November School Board Elections Attract Fewer Candidates

Quirk in filing deadlines or reluctance to share the ballot with partisan races?

When the Legislature last year allowed school elections to move to November, one of the worries was that people would be reluctant to run for the typically nonpartisan jobs on the same ballot as partisan races like the presidency.

Now that some early results are in, it looks as if a few of those fears may have been realized — although not to the degree expected. In fact, the slight dip may have more to do with a quirk in the filing deadlines than anything else.

Nearly 1,900 candidates filed by June 5 for the November races in a total of 468 districts, representing about 1.2 candidates for every open seat, according to the New Jersey School Boards Association.

That was down from a ratio of nearly 1.4 candidates for each open seat in 2011, when all 541 elections were held in April. About 70 districts held their elections in April this year, with roughly the same ratio of candidates to open seats.

“It was a minor downtick,” said Frank Belluscio, spokesman for the school boards association. “But that may be able to be addressed with a change in the deadline.”
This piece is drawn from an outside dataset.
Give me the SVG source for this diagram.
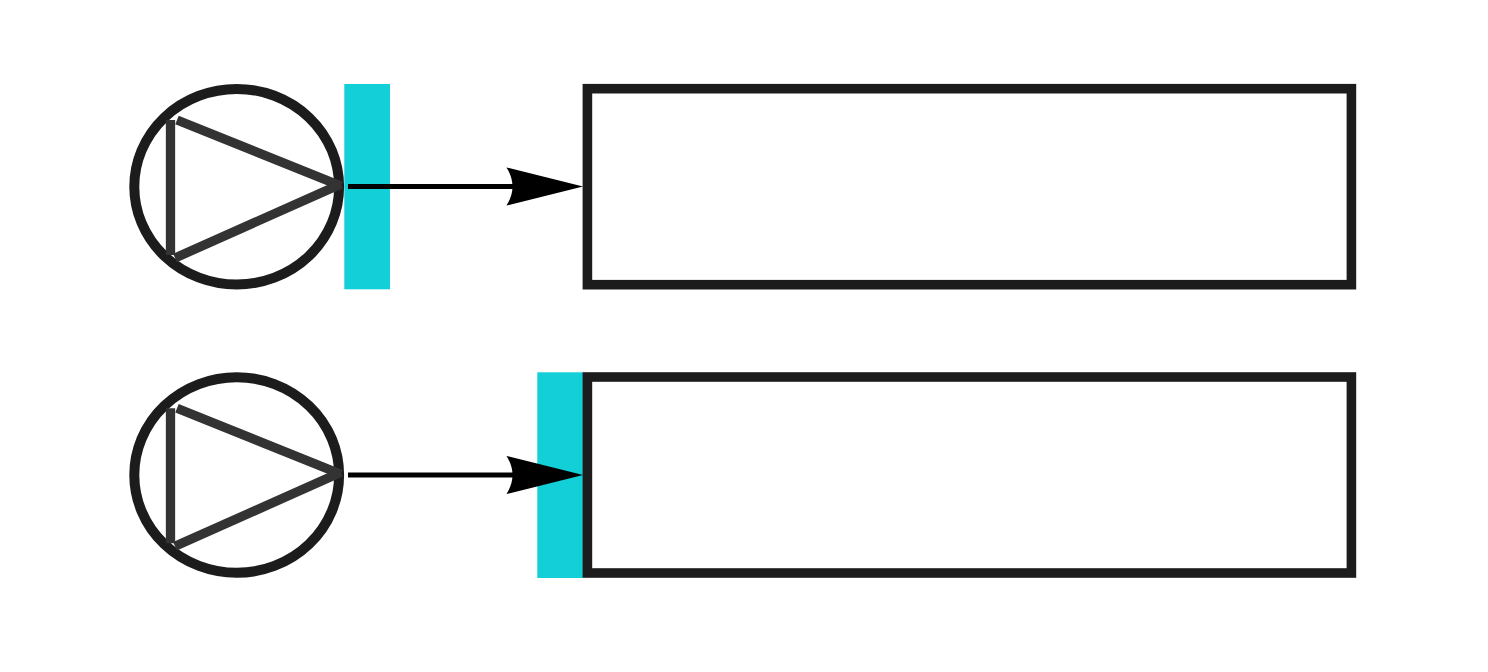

What he’s referring to is this year’s early filing deadline for the school board races, coinciding with the state’s Democratic and Republican primaries that determined the ballots for the partisan elections in November.

“The decrease was probably more of a lack of awareness of the deadline, with it coming so far ahead of the election,” Belluscio said.

A bill is in the Legislature that would move the filing deadline for school boards up to the same date as nonpartisan municipal elections, 64 days before the general election date, or September 4 this year.

Sponsored by state Sen. Jim Whelan (D-Atlantic), the bill would go into effect the year after enacted, so it wouldn’t affect this year’s election. It has yet to move in the Legislature.

Still, it appears there will continue to be at least some competition for seats in November, and Belluscio said his association will next look at whether there has been a decline in incumbents seeking reelection. The association hopes to release a full breakdown for every town in the next week or two, he said.

There has been a decline in interest in serving on school boards over the past few years, although it has typically been slightly less than three candidates for every two seats. The last time there were 1.5 candidates for each open seat was 1997.

Some thought that moving the election to November could actually increase interest. That didn’t occur this year but it could be a possibility as people get used to the new date. Ironically, one of the reasons for the change to November was to increase voter interest. Turnout percentage typically runs in the low to mid-teens.

The new law’s impact on school board elections has gotten less attention than the law’s main impetus, which allowed districts shifting elections to November to be exempted from school budget votes, as long as they stayed within state tax caps.

A vast majority of districts jumped at the opportunity, making the traditional April votes — a century-old tradition in New Jersey — now more an exception than a rule.